Il rappelle que le chef aura toujours son bureau au Parlement et une équipe «chargée d’écrire les questions qui seront posées en Chambre».
Celles-ci ne seront pas posées par Pierre Poilievre, mais par le leadeur parlementaire et certains députés choisis en amont… par le chef et son équipe, anticipe François Rocher.
Le caucus conservateur se réunissait d’ailleurs le 5 mai pour décider si ce serait lui ou Pierre Poilievre qui choisirait le prochain leadeur parlementaire.
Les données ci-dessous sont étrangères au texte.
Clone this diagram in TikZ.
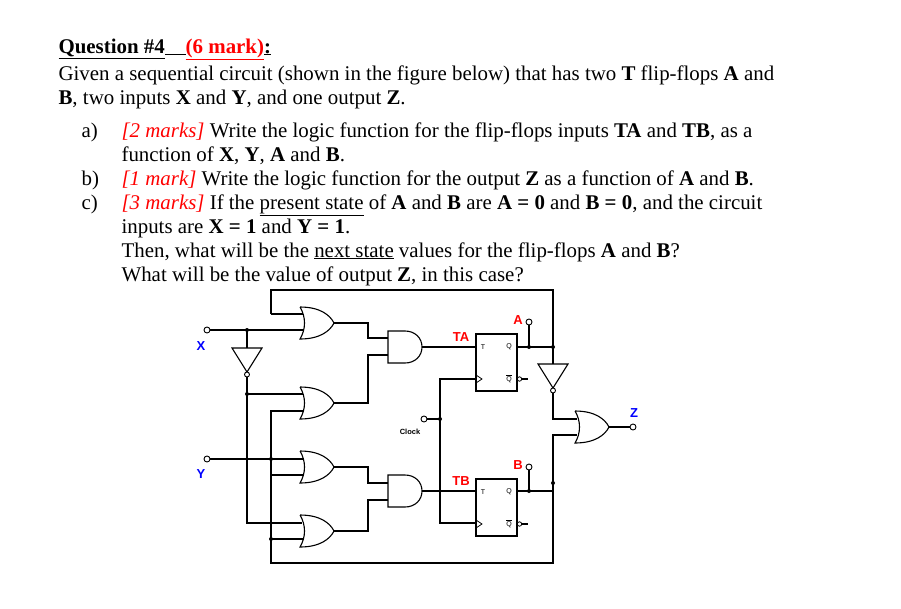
\documentclass[tikz,border=0pt]{standalone}
\usepackage{fontspec}
\setmainfont{Liberation Serif}
\setsansfont{Liberation Sans}
\begin{document}
\begin{tikzpicture}[x=1pt,y=-1pt,line width=1.1pt,
 txt/.style={anchor=base west,inner sep=0pt,font=\fontsize{20.9}{22}\selectfont},
 lbl/.style={font=\sffamily\bfseries\fontsize{13}{13}\selectfont,inner sep=0pt},
 term/.style={circle,draw,fill=white,inner sep=0pt,minimum size=6pt,line width=0.9pt},
 dot/.style={circle,fill,inner sep=0pt,minimum size=4pt},
 pics/orgate/.style={code={\draw[fill=white] (0,-16) .. controls (20,-16) and (30,-8) .. (34,0) .. controls (30,8) and (20,16) .. (0,16) .. controls (6,6) and (6,-6) .. (0,-16);}},
 pics/andgate/.style={code={\draw[fill=white] (0,-16) -- (17,-16) .. controls (27,-16) and (34,-9) .. (34,0) .. controls (34,9) and (27,16) .. (17,16) -- (0,16) -- cycle;}},
 pics/invd/.style={code={\draw[fill=white] (-15,0) -- (15,0) -- (0,24) -- cycle; \draw[fill=white,line width=0.9pt] (0,26.5) circle (2.5);}}]
\useasboundingbox (0,0) rectangle (901,608);
\fill[white] (0,0) rectangle (901,608);
% text
\node[txt] (q) at (58,53) {\textbf{\underline{Question \#4}}\underline{\phantom{xx}}\textcolor{red}{\textbf{\underline{(6 mark)}}}\textbf{\underline{:}}};
\node[txt] (l1) at (58,80) {Given a sequential circuit (shown in the figure below) that has two \textbf{T} flip-flops \textbf{A} and};
\node[txt] (l2) at (58,104) {\textbf{B}, two inputs \textbf{X} and \textbf{Y}, and one output \textbf{Z}.};
\node[txt] (a1) at (81,137) {a)};
\node[txt] (a2) at (121,137) {\textcolor{red}{\textit{[2 marks]}} Write the logic function for the flip-flops inputs \textbf{TA} and \textbf{TB}, as a};
\node[txt] (a3) at (121,161) {function of \textbf{X}, \textbf{Y}, \textbf{A} and \textbf{B}.};
\node[txt] (b1) at (81,185) {b)};
\node[txt] (b2) at (121,185) {\textcolor{red}{\textit{[1 mark]}} Write the logic function for the output \textbf{Z} as a function of \textbf{A} and \textbf{B}.};
\node[txt] (c1) at (81,209) {c)};
\node[txt] (c2) at (121,209) {\textcolor{red}{\textit{[3 marks]}} If the \underline{present state} of \textbf{A} and \textbf{B} are \textbf{A = 0} and \textbf{B = 0}, and the circuit};
\node[txt] (c3) at (121,233) {inputs are \textbf{X = 1} and \textbf{Y = 1}.};
\node[txt] (c4) at (121,257) {Then, what will be the \underline{next state} values for the flip-flops \textbf{A} and \textbf{B}?};
\node[txt] (c5) at (121,281) {What will be the value of output \textbf{Z}, in this case?};
% gates
\pic at (300,323) {orgate};
\pic at (300,403) {orgate};
\pic at (300,467) {orgate};
\pic at (300,531) {orgate};
\pic at (388,347) {andgate};
\pic at (388,491) {andgate};
\pic at (575,427) {orgate};
\pic at (247,348) {invd};
\pic at (553,364) {invd};
% flip-flops
\draw[fill=white] (476,334) rectangle (517,391);
\draw[fill=white] (476,479) rectangle (517,536);
\foreach \y/\n in {334/a,479/b}{
 \node[font=\sffamily\fontsize{7}{7}\selectfont] at (483,\y+13) {T};
 \node[font=\sffamily\fontsize{7}{7}\selectfont] at (509,\y+13) {Q};
 \node[font=\sffamily\fontsize{7}{7}\selectfont] at (509,\y+45) {$\overline{\mbox{Q}}$};
 \draw[line width=0.8pt] (476,\y+41) -- (482,\y+45) -- (476,\y+49);
 \draw[line width=0.8pt,fill=white] (519.5,\y+45) circle (2.2);
 \draw (521.7,\y+45) -- (528,\y+45);
}
% wires
\draw (271,314) -- (271,290) -- (553,290) -- (553,364);
\draw (271,314) -- (303,314);
\draw (210,330) -- (303,330);
\draw (247,330) -- (247,348);
\draw (247,377) -- (247,523) -- (302,523);
\draw (247,394) -- (303,394);
\draw (303,411) -- (271,411) -- (271,563) -- (553,563) -- (553,435) -- (577,435);
\draw (210,459) -- (303,459);
\draw (271,475) -- (303,475);
\draw (271,539) -- (303,539);
\draw (334,323) -- (368,323) -- (368,338) -- (388,338);
\draw (334,403) -- (368,403) -- (368,355) -- (388,355);
\draw (334,467) -- (368,467) -- (368,483) -- (388,483);
\draw (334,531) -- (368,531) -- (368,500) -- (388,500);
\draw (422,347) -- (476,347);
\draw (422,491) -- (476,491);
\draw (517,347) -- (553,347);
\draw (517,491) -- (553,491);
\draw (553,393) -- (553,419) -- (577,419);
\draw (609,427) -- (630,427);
\draw (427,419) -- (440,419);
\draw (476,379) -- (440,379) -- (440,523) -- (476,523);
\draw (529,347) -- (529,325);
\draw (529,491) -- (529,470);
% dots
\foreach \p in {(247,330),(247,394),(271,459),(271,539),(529,347),(553,347),(529,491),(553,483),(440,419)} \node[dot] at \p {};
% terminals
\node[term] (X) at (207,330) {};
\node[term] (Y) at (207,459) {};
\node[term] (Z) at (633,427) {};
\node[term] (A) at (529,322) {};
\node[term] (B) at (529,467) {};
\node[term] (C) at (424,419) {};
% labels
\node[lbl,text=blue] at (201,346) {X};
\node[lbl,text=blue] at (201,474) {Y};
\node[lbl,text=blue] at (634,413) {Z};
\node[lbl,text=red] at (518,320) {A};
\node[lbl,text=red] at (518,465) {B};
\node[lbl,text=red] at (461,337) {TA};
\node[lbl,text=red] at (461,481) {TB};
\node[font=\sffamily\bfseries\fontsize{7.5}{7.5}\selectfont] at (410,432) {Clock};
\end{tikzpicture}
\end{document}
Les députés sont divisés sur la question.
Il y a quelques jours, Pierre Paul-Hus, lieutenant du Québec pour le Parti conservateur, a affirmé que le caucus était «uni» derrière son chef, malgré sa défaite.
En outre, les gains des conservateurs lors de la dernière élection fédérale l’ont emporté sur les défaites, estime Yan Plante. «Malgré tout ce qu’on entend sur le fait que [Pierre Poilievre] était apparemment contrôlant, il y a quand même 41 % des Canadiens qui ont voté pour lui. Donc force est d’admettre que ce [côté] n’est pas quelque chose qui a influencé les électeurs beaucoup.»
Le PDG du RDÉE entrevoit toutefois que la défaite individuelle de Pierre Poilievre ne lui laisse «pas le choix que d’écouter [ses députés] et de prendre des notes pour voir comment on peut faire mieux la prochaine fois».